[LINK] Copyright is an artefact designed exclusively to encourage the continuation of a society based on debt
Tom Koltai
tomk at unwired.com.au
Fri Jul 24 11:44:16 AEST 2009
> -----Original Message-----
> From: link-bounces at mailman1.anu.edu.au
> [mailto:link-bounces at mailman1.anu.edu.au] On Behalf Of David Boxall
> Sent: Friday, 24 July 2009 11:18 AM
> To: link at mailman1.anu.edu.au
> Subject: Re: [LINK] Copyright is an artefact designed
> exclusively to encourage the continuation of a society based on debt
>
>
> On Fri, 24 Jul 2009 at 10:02:14 +1000 Tom Koltai wrote:
> > ... file sharing actually increases the popularity of the artist.
> >
> > ...
> >
> > Only by encouraging non-US entertainment content will the world be
> > free ...
> A while back:
> <http://mailman.anu.edu.au/pipermail/link/2009-July/084458.htm
l>, I made
>a suggestion along these lines. Australia is bound to "Intellectual
>Property" by ill-advised agreements. As far as I know though, there's
>nothing to stop us giving away our "property".
>
>If our government ensures that Australian cultural produce is freely
>available, we may well find the market for that produce enhanced. If
>other countries do the same, the US could find its market eroding.
>They'd have little option but to compete by emulating us. Market forces
>might destroy what avarice has built.
I'm sorry I missed the original posting David. An innovative approach.

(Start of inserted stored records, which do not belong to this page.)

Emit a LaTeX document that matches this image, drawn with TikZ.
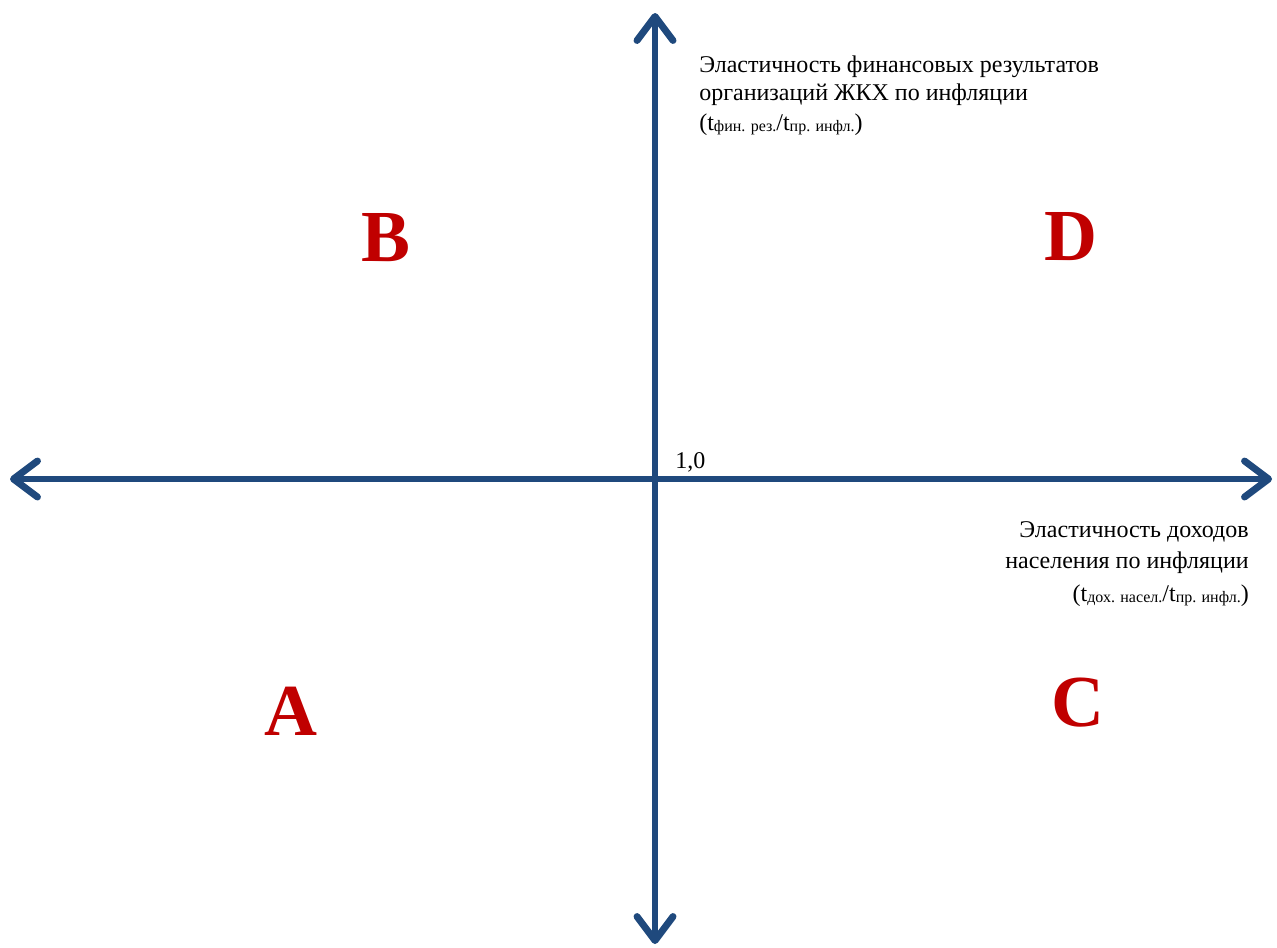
\documentclass[tikz,border=0pt]{standalone}
\usepackage{fontspec}
\setmainfont{Liberation Serif}
\usetikzlibrary{arrows.meta,positioning}

\definecolor{axisblue}{RGB}{31,73,125}
\definecolor{zonered}{RGB}{192,0,0}
\newcommand\lowidx[1]{\raisebox{-1.2pt}{\fontsize{12}{12}\selectfont #1}}

\begin{document}
\begin{tikzpicture}[
  x=0.75pt, y=-0.75pt,
  axis/.style={draw=axisblue, line width=5.2pt,
    {Straight Barb[round,length=18pt,width=27pt]}-{Straight Barb[round,length=18pt,width=27pt]}},
  zone/.style={text=zonered, font=\fontsize{55}{55}\selectfont\bfseries, inner sep=0pt},
  caption/.style={font=\fontsize{18}{20.5}\selectfont, inner sep=0pt}
]
\useasboundingbox (0,0) rectangle (1277,947);

% Axes
\coordinate (xl) at (10,479);
\coordinate (xr) at (1272,479);
\coordinate (yt) at (655,13);
\coordinate (yb) at (655,944);
\draw[axis] (xl) -- (xr);
\draw[axis] (yb) -- (yt);

% Origin and axis labels
\node[caption, anchor=base west] (orig) at (675,468) {1,0};
\node[caption, anchor=north west, align=left] (ylab) at (699,56)
  {Эластичность финансовых результатов\\организаций ЖКХ по инфляции\\[2pt]
   (t\lowidx{фин. рез.}/t\lowidx{пр. инфл.})};
\node[caption, anchor=north east, align=right, font=\fontsize{18}{23.5}\selectfont]
  (xlab) at (1249,521)
  {Эластичность доходов\\населения по инфляции\\[1pt]
   (t\lowidx{дох. насел.}/t\lowidx{пр. инфл.})};

% Quadrants
\node[zone] (qb) at (386,238) {B};
\node[zone] (qd) at (1071,237) {D};
\node[zone] (qa) at (291,711) {A};
\node[zone] (qc) at (1078,703) {C};

\end{tikzpicture}
\end{document}
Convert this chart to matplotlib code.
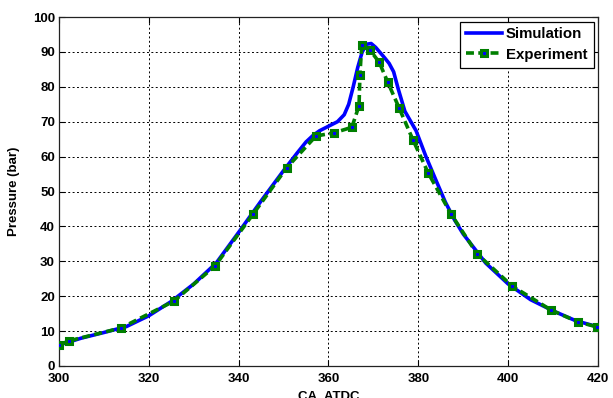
import matplotlib
matplotlib.use("Agg")
import matplotlib.pyplot as plt

# Simulation curve
sim_x = [300, 305, 310, 315, 320, 325, 330, 335, 340, 345, 350, 353, 355, 356.5,
         358, 360, 362, 363.5, 364.5, 365.5, 366.5, 367.5, 368.5, 369.5, 370.5,
         371.5, 372.5, 373.5, 374.5, 375.5, 377, 379.5, 381.7, 384, 386, 388, 390,
         395, 400, 405, 410, 415, 420]
sim_y = [6.0, 8.0, 9.6, 11.3, 14.4, 18.5, 23.5, 29.5, 38.3, 47.3, 56.0, 61.0, 64.2,
         66.0, 67.4, 68.7, 70.0, 72.0, 75.0, 80.0, 85.5, 90.0, 92.2, 92.4, 91.3,
         89.8, 88.3, 86.7, 84.3, 79.5, 73.0, 67.4, 60.0, 53.0, 47.0, 42.0, 37.8,
         29.5, 23.5, 19.0, 15.8, 13.0, 11.2]

# Experiment points
exp_x = [300, 302.2, 313.8, 325.6, 334.7, 343.2, 350.7, 357.2, 361.2, 365.2, 366.8,
         367.0, 367.4, 369.2, 371.3, 373.2, 375.7, 378.8, 382.2, 387.3, 393.1,
         400.9, 409.6, 415.6, 419.8]
exp_y = [6.0, 7.2, 10.9, 18.6, 28.6, 43.5, 56.8, 65.9, 66.8, 68.4, 74.6, 83.5, 92.0,
         90.6, 87.0, 81.3, 74.0, 64.8, 55.3, 43.5, 32.1, 22.9, 16.0, 12.6, 11.2]

xticks = [300, 320, 340, 360, 380, 400, 420]
yticks = [0, 10, 20, 30, 40, 50, 60, 70, 80, 90, 100]

plt.rcParams['font.family'] = ['Liberation Sans', 'DejaVu Sans']
plt.rcParams['font.weight'] = 'bold'

fig = plt.figure(figsize=(6.13, 3.98), dpi=100)
ax = fig.add_axes([59/613, 1-366/398, (598-59)/613, (366-17)/398])

ax.plot(sim_x, sim_y, color='#0000ff', lw=2.6, label='Simulation', zorder=3)
ax.plot(exp_x, exp_y, color='#007f00', lw=2.6, linestyle=(0, (2.2, 1.2)),
        marker='s', markersize=4.8, markerfacecolor='#0000ff',
        markeredgecolor='#007f00', markeredgewidth=2.2, label='Experiment', zorder=4)

ax.set_xlim(300, 420)
ax.set_ylim(0, 100)
ax.set_xticks(xticks)
ax.set_yticks(yticks)
ax.grid(True, color='black', linestyle=(0, (2, 2.5)), linewidth=0.7)
ax.tick_params(direction='in', length=4, width=0.8, top=True, right=True,
               labelsize=9.5, colors='black')
ax.tick_params(axis='x', pad=5)
ax.tick_params(axis='y', pad=3)
for lab in ax.get_xticklabels() + ax.get_yticklabels():
    lab.set_fontweight('bold')
for s in ax.spines.values():
    s.set_linewidth(0.9)
    s.set_color('#222222')

ax.set_xlabel('CA, ATDC', fontsize=9.5, fontweight='bold', labelpad=4)
ax.set_ylabel('Pressure (bar)', fontsize=9.5, fontweight='bold', labelpad=9)

leg = ax.legend(loc='upper right', fontsize=10.8, frameon=True, fancybox=False,
                edgecolor='black', framealpha=1, borderpad=0.4, handlelength=2.4,
                handletextpad=0.3, labelspacing=0.4, borderaxespad=0.3)
leg.get_frame().set_linewidth(0.9)
for t in leg.get_texts():
    t.set_fontweight('bold')

fig.savefig('out.png', dpi=100)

Although I'm so not sure the Australian taxpayer wants to pay for any
more export and trade indicatives.
However your concept does have a sound economic basis vis a vis the
balance of payments argument.
So - with a slight modification - i.e.: The length of copyright to be
minimised to (five years) for export purposes would be an interesting
alternative to outright Government subsidy of all Aussie content.